-- BEGIN GIVEN MATERIAL --

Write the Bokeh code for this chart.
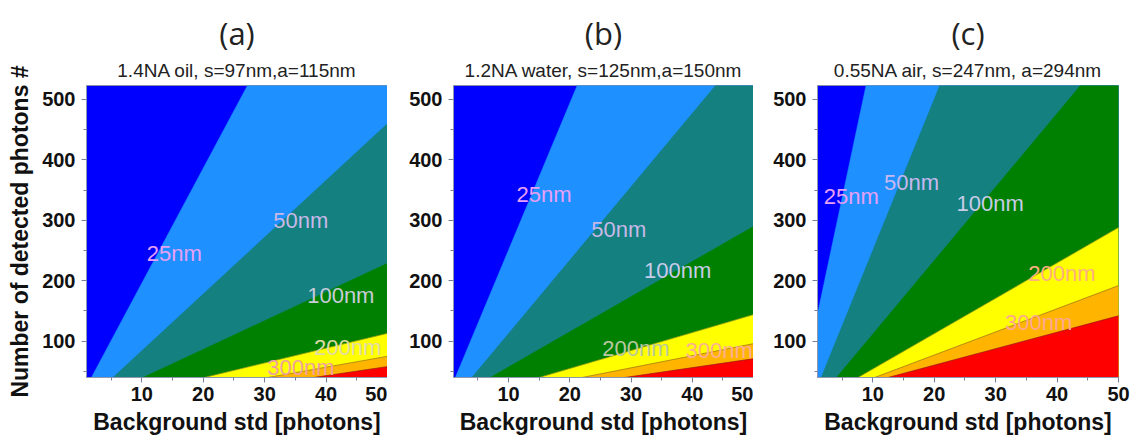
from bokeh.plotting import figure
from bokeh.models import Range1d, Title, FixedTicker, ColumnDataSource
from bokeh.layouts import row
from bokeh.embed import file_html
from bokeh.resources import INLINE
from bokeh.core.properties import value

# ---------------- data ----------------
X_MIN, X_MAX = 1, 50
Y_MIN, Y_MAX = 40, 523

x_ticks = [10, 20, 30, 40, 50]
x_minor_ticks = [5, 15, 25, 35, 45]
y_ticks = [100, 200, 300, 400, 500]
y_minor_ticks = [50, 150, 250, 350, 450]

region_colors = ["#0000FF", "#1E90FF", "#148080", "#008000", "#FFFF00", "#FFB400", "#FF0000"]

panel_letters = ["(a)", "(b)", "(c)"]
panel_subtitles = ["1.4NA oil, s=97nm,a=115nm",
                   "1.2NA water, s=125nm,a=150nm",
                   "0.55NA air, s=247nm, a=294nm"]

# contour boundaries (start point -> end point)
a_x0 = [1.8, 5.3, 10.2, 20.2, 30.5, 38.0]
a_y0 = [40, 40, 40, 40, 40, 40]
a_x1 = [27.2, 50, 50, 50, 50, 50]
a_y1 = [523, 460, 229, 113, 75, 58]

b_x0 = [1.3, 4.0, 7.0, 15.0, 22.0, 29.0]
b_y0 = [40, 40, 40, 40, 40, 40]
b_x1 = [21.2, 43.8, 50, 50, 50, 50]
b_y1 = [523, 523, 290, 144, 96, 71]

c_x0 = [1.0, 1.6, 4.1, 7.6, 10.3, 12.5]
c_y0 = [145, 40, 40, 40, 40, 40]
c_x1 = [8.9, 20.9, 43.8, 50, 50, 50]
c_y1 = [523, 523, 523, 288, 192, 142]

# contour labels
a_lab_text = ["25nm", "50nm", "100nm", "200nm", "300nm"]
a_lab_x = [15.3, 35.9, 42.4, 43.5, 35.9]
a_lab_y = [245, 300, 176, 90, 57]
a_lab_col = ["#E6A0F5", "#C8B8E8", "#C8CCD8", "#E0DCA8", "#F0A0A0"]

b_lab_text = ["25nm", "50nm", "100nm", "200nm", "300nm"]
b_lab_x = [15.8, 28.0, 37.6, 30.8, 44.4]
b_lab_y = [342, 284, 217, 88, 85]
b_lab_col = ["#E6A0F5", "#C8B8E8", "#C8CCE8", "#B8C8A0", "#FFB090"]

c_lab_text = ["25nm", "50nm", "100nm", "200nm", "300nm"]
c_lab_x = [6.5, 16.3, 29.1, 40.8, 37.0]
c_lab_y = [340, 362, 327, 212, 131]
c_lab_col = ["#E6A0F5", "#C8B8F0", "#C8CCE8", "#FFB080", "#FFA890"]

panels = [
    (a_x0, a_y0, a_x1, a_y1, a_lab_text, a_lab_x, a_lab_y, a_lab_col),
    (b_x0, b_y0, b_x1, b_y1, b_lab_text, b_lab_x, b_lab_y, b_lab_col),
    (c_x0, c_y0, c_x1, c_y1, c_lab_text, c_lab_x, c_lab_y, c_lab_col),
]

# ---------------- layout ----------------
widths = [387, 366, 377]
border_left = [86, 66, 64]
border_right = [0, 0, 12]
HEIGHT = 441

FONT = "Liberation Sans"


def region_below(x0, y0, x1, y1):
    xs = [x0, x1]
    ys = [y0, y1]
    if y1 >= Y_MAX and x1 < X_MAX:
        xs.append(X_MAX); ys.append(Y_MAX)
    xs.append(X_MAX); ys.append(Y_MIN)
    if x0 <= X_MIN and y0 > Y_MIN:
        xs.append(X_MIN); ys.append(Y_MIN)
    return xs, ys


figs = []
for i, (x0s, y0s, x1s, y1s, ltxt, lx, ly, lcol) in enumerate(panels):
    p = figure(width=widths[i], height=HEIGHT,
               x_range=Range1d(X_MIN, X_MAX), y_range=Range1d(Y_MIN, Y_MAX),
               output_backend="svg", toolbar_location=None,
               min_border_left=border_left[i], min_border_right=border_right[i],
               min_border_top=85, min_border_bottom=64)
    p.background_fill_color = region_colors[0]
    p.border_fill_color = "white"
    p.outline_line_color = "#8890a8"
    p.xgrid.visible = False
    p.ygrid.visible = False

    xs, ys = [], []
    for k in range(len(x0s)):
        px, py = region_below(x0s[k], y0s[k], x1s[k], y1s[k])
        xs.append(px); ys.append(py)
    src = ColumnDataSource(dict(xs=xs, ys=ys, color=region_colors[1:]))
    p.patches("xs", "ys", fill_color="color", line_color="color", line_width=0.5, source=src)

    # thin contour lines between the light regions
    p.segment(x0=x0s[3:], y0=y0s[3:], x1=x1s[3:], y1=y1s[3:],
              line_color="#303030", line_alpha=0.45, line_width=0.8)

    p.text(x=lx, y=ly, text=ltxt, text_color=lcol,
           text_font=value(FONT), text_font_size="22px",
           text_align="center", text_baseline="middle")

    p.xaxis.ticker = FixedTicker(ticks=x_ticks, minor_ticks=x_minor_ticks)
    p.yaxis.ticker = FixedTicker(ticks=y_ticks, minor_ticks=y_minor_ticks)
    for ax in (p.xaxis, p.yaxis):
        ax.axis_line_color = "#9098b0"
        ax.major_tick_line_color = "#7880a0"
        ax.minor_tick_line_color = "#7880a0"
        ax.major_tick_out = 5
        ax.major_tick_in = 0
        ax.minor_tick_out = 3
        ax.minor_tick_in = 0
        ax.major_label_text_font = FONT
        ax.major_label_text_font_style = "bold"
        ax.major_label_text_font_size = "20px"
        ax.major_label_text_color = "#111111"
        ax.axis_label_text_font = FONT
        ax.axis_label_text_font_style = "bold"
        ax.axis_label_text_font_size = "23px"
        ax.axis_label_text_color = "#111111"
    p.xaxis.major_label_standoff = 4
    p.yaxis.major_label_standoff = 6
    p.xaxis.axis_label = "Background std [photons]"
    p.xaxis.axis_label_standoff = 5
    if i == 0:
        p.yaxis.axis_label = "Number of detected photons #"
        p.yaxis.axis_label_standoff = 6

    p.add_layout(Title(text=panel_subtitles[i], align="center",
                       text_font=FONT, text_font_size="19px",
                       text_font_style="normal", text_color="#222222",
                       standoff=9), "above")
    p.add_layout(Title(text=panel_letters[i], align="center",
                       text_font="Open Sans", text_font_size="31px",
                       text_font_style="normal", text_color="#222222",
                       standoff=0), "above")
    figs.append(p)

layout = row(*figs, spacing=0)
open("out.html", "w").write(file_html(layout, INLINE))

-- END GIVEN MATERIAL --

* **REQUIRED TASK**
Up to and including the line with "b_y1 = [523, 523, 290, 144, 96, 71]", copy the data above from its first line. Skip pictures.

* **RESPONSE TO THIS EXERCISE**
Write the Bokeh code for this chart.
from bokeh.plotting import figure
from bokeh.models import Range1d, Title, FixedTicker, ColumnDataSource
from bokeh.layouts import row
from bokeh.embed import file_html
from bokeh.resources import INLINE
from bokeh.core.properties import value

# ---------------- data ----------------
X_MIN, X_MAX = 1, 50
Y_MIN, Y_MAX = 40, 523

x_ticks = [10, 20, 30, 40, 50]
x_minor_ticks = [5, 15, 25, 35, 45]
y_ticks = [100, 200, 300, 400, 500]
y_minor_ticks = [50, 150, 250, 350, 450]

region_colors = ["#0000FF", "#1E90FF", "#148080", "#008000", "#FFFF00", "#FFB400", "#FF0000"]

panel_letters = ["(a)", "(b)", "(c)"]
panel_subtitles = ["1.4NA oil, s=97nm,a=115nm",
                   "1.2NA water, s=125nm,a=150nm",
                   "0.55NA air, s=247nm, a=294nm"]

# contour boundaries (start point -> end point)
a_x0 = [1.8, 5.3, 10.2, 20.2, 30.5, 38.0]
a_y0 = [40, 40, 40, 40, 40, 40]
a_x1 = [27.2, 50, 50, 50, 50, 50]
a_y1 = [523, 460, 229, 113, 75, 58]

b_x0 = [1.3, 4.0, 7.0, 15.0, 22.0, 29.0]
b_y0 = [40, 40, 40, 40, 40, 40]
b_x1 = [21.2, 43.8, 50, 50, 50, 50]
b_y1 = [523, 523, 290, 144, 96, 71]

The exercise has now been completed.